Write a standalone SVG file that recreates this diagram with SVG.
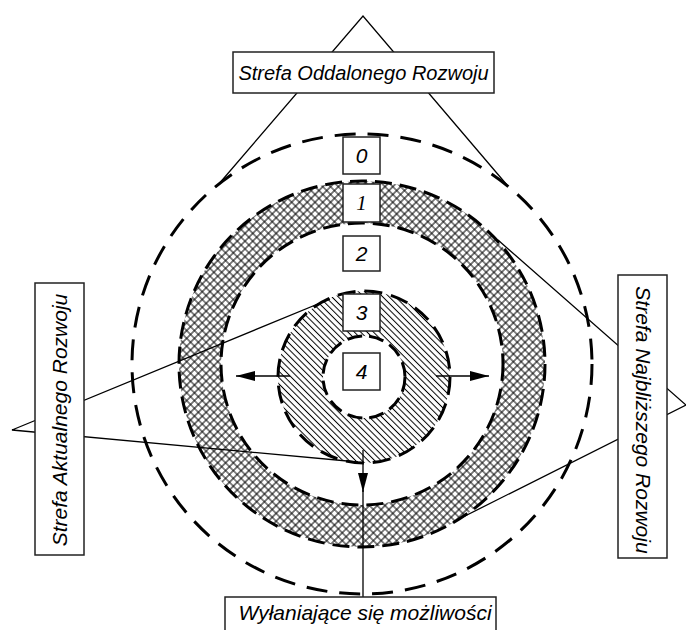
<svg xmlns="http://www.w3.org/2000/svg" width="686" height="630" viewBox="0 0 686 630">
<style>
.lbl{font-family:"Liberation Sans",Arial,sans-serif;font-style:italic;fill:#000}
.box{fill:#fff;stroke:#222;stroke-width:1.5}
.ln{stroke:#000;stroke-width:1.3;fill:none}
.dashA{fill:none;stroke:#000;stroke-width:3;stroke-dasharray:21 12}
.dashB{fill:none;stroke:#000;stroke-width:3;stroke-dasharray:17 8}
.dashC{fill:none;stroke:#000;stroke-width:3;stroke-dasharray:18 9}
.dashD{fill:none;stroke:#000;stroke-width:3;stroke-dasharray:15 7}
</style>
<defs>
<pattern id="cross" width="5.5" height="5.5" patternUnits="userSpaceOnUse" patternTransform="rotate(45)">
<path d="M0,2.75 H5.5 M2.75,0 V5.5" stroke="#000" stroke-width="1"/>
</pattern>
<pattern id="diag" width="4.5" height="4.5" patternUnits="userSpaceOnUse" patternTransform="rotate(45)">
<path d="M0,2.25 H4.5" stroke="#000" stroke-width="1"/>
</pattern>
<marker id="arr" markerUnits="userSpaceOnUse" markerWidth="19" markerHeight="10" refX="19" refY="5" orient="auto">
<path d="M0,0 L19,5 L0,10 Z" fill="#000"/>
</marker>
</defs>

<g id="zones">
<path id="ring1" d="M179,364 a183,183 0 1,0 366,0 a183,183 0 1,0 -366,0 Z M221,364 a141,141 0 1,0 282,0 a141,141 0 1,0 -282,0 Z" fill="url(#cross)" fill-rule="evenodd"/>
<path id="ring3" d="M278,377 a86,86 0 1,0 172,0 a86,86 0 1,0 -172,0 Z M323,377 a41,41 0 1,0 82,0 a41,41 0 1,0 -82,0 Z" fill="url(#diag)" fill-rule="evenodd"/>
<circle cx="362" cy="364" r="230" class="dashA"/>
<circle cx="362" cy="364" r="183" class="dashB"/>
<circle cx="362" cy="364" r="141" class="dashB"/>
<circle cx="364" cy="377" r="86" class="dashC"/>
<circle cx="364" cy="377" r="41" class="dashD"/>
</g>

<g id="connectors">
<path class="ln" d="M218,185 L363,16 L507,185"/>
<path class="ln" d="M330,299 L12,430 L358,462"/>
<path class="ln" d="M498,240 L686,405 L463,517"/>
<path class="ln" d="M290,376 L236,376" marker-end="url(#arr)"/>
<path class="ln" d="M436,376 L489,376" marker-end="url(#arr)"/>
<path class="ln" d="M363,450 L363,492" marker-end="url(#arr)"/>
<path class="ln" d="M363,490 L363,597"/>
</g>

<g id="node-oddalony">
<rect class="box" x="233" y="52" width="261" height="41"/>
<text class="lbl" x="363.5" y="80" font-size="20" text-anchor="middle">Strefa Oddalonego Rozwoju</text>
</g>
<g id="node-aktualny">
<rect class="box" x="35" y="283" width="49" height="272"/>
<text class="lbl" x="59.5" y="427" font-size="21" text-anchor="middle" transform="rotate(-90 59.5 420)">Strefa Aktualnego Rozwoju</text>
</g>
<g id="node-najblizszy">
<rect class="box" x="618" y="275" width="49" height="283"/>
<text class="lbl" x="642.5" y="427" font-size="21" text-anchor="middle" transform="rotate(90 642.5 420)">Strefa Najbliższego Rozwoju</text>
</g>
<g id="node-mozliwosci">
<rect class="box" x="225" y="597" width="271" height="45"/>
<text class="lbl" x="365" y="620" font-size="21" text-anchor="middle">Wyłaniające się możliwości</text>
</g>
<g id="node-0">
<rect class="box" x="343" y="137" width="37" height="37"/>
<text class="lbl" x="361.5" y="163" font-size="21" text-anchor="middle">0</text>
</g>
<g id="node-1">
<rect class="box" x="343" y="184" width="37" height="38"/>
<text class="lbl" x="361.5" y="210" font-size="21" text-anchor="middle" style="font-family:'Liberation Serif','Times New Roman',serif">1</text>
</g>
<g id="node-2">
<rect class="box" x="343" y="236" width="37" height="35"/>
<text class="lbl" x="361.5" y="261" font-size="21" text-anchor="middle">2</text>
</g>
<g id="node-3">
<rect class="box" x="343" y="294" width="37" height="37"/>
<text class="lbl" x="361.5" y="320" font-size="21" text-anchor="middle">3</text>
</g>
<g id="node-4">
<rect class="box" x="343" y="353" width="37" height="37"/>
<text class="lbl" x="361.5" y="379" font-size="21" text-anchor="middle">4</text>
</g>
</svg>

☆ ☆ ☆ ☆

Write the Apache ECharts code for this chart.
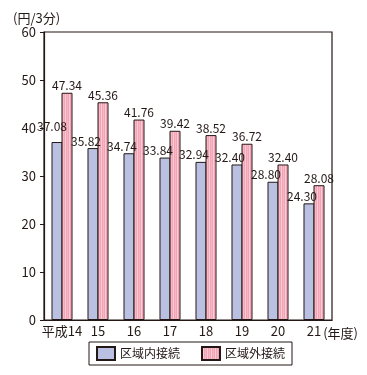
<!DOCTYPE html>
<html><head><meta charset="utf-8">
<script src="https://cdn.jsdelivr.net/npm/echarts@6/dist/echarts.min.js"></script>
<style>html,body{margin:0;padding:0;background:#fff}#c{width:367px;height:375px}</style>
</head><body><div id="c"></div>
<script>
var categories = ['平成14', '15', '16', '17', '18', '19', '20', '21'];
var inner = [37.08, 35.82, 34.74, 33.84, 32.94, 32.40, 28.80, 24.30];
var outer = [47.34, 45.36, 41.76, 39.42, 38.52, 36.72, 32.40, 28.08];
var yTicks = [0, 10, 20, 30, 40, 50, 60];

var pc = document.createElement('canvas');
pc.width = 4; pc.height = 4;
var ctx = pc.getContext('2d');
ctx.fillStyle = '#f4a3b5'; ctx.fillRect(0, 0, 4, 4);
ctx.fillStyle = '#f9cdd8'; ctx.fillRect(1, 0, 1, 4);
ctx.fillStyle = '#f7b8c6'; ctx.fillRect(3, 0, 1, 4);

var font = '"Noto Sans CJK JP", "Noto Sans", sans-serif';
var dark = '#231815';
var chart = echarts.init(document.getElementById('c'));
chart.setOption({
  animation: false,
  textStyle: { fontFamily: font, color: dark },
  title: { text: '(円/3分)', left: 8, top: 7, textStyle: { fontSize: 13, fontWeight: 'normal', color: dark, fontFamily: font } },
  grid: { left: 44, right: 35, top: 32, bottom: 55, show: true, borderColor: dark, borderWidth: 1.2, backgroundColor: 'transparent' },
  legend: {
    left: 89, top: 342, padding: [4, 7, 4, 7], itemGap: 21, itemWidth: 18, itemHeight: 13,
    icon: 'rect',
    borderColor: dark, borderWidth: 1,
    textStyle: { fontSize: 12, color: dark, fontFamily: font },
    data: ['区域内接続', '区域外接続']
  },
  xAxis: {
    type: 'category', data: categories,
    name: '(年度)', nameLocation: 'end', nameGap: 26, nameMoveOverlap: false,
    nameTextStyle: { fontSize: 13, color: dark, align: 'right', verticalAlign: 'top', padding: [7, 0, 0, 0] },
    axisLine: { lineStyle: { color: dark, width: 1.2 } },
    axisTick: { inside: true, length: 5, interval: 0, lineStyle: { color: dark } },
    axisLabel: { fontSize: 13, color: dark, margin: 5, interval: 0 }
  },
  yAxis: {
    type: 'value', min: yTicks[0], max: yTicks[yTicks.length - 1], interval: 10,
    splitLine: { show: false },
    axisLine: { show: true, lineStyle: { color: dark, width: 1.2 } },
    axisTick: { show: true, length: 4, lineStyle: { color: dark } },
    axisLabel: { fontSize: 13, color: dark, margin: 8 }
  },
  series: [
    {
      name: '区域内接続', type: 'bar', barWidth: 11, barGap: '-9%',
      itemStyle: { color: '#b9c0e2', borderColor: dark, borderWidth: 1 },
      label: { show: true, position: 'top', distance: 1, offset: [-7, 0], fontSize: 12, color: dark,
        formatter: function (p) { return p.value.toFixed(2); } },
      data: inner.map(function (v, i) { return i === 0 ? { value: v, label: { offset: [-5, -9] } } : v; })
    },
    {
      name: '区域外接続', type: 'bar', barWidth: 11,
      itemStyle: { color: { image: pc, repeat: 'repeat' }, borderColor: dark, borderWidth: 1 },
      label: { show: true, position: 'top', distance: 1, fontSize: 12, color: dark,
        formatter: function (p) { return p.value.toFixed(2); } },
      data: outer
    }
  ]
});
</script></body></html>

☆ ☆ ☆ ☆

▶ _What to work on_
Pick out the part that begins with the line containing "Write the Apache ECharts code for this chart." and finishes with the line containing "ctx.fillStyle = '#f7b8c6';", both included. Restate it exactly, without images.

▶ _Answer_
Write the Apache ECharts code for this chart.
<!DOCTYPE html>
<html><head><meta charset="utf-8">
<script src="https://cdn.jsdelivr.net/npm/echarts@6/dist/echarts.min.js"></script>
<style>html,body{margin:0;padding:0;background:#fff}#c{width:367px;height:375px}</style>
</head><body><div id="c"></div>
<script>
var categories = ['平成14', '15', '16', '17', '18', '19', '20', '21'];
var inner = [37.08, 35.82, 34.74, 33.84, 32.94, 32.40, 28.80, 24.30];
var outer = [47.34, 45.36, 41.76, 39.42, 38.52, 36.72, 32.40, 28.08];
var yTicks = [0, 10, 20, 30, 40, 50, 60];

var pc = document.createElement('canvas');
pc.width = 4; pc.height = 4;
var ctx = pc.getContext('2d');
ctx.fillStyle = '#f4a3b5'; ctx.fillRect(0, 0, 4, 4);
ctx.fillStyle = '#f9cdd8'; ctx.fillRect(1, 0, 1, 4);
ctx.fillStyle = '#f7b8c6'; ctx.fillRect(3, 0, 1, 4);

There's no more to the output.